Country music star Chely Wright talked to gay teens about coming out on Wednesday's The Nate Berkus Show.

Berkus gave the youth lounge at YES, an LGBT community center in New York, a makeover and sent Wright to tour the new space.

After the space's new look was unveiled, Wright sat down with the teens.

“I am from a small town in Kansas,” Wright said. “I scoured my little town looking for anyone else like me and I couldn't find anyone. I continued to hide because I had a dream of being a country music singer.”

“I hit my rock bottom and I found myself in 2006 ready to kill myself because I had painted myself into a corner. I had created an entire life where nobody knew me. I got on my knees and prayed to God, 'Help me out of this,' and the answer I got was stand up, tell the world who you are.

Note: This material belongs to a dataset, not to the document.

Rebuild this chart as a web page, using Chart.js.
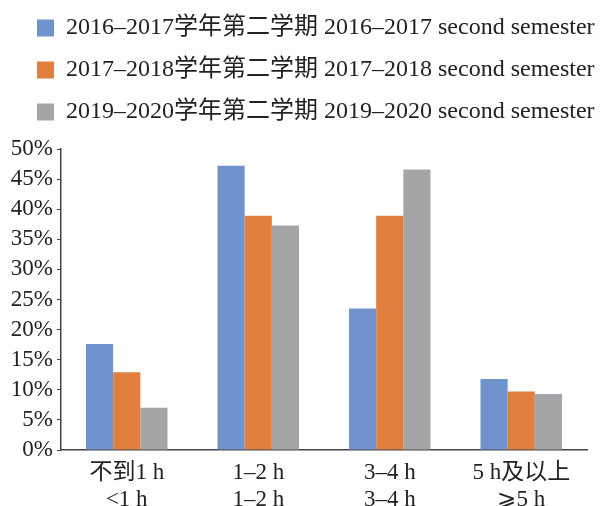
<!DOCTYPE html>
<html>
<head>
<meta charset="utf-8">
<script src="https://cdn.jsdelivr.net/npm/chart.js@4.4.1/dist/chart.umd.min.js"></script>
<style>
  html, body { margin: 0; padding: 0; background: #fff; overflow: hidden; }
  #wrap { width: 601px; height: 506px; }
</style>
</head>
<body>
<div id="wrap"><canvas id="grafico"></canvas></div>
<script>
// categorias (chino / ingles)
var categoriasCn = ["不到1 h", "1–2 h", "3–4 h", "5 h及以上"];
var categoriasEn = ["<1 h", "1–2 h", "3–4 h", "⩾5 h"];

// nombres de las series
var series = [
    "2016–2017学年第二学期 2016–2017 second semester",
    "2017–2018学年第二学期 2017–2018 second semester",
    "2019–2020学年第二学期 2019–2020 second semester"
];

// porcentajes
var valores2016 = [17.6, 47.2, 23.5, 11.8];
var valores2017 = [12.9, 38.9, 38.9, 9.7];
var valores2019 = [7.0, 37.3, 46.6, 9.3];

var colores = ["#7093cd", "#e07f3e", "#a5a5a8"];
var fuente = "'Liberation Serif', 'Noto Sans CJK SC', 'DejaVu Serif', serif";

var etiquetas = categoriasCn.map(function (c, i) { return [c, categoriasEn[i]]; });

// la leyenda ocupa la franja de arriba y empieza un poco mas a la derecha
var ajusteLeyenda = {
    id: "ajusteLeyenda",
    beforeInit: function (chart) {
        var fitOriginal = chart.legend.fit;
        chart.legend.fit = function () {
            fitOriginal.bind(chart.legend)();
            this.height = 151;
        };
    },
    afterLayout: function (chart) {
        chart.legend.left += 19;
        chart.legend.right += 19;
    }
};

var ctx = document.getElementById("grafico").getContext("2d");
var grafico = new Chart(ctx, {
    type: "bar",
    data: {
        labels: etiquetas,
        datasets: [
            { label: series[0], data: valores2016, backgroundColor: colores[0] },
            { label: series[1], data: valores2017, backgroundColor: colores[1] },
            { label: series[2], data: valores2019, backgroundColor: colores[2] }
        ]
    },
    options: {
        responsive: true,
        maintainAspectRatio: false,
        animation: false,
        categoryPercentage: 0.62,
        barPercentage: 1.0,
        layout: { padding: { left: 0, right: 14, top: -2, bottom: 0 } },
        plugins: {
            legend: {
                position: "top",
                align: "start",
                labels: {
                    boxWidth: 17,
                    boxHeight: 17,
                    padding: 18,
                    color: "#222",
                    font: { family: fuente, size: 24 }
                }
            },
            tooltip: { enabled: false }
        },
        scales: {
            x: {
                grid: { display: false },
                border: { display: true, color: "#444", width: 1.5 },
                ticks: {
                    color: "#222",
                    padding: 1,
                    maxRotation: 0,
                    autoSkip: false,
                    font: { family: fuente, size: 23, lineHeight: 1.2 }
                },
                afterFit: function (scale) { scale.height = 56; }
            },
            y: {
                min: 0,
                max: 50,
                grid: { drawOnChartArea: false, drawTicks: true, tickLength: 4, color: "#444" },
                border: { display: true, color: "#444", width: 1.5 },
                ticks: {
                    stepSize: 5,
                    autoSkip: false,
                    padding: 4,
                    color: "#222",
                    font: { family: fuente, size: 23 },
                    callback: function (v) { return v + "%"; }
                },
                afterFit: function (scale) { scale.width = 61; }
            }
        }
    },
    plugins: [ajusteLeyenda]
});
</script>
</body>
</html>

And I came out for me, most of all because I wanted to live.”

“But my second most compelling reason for coming out was I didn't want to think about another kid sitting on the edge of his bed, or another young person like Seth Walsh, I couldn't stand the thought of somebody else feeling like there wasn't somebody else like him or like her,” she said, referring to the 13-year-old California boy who hanged himself after suffering years of torment at the hands of his classmates.

“I came out in May of 2010 and it's the best thing I ever did for my life,” Wright added to a warm applause.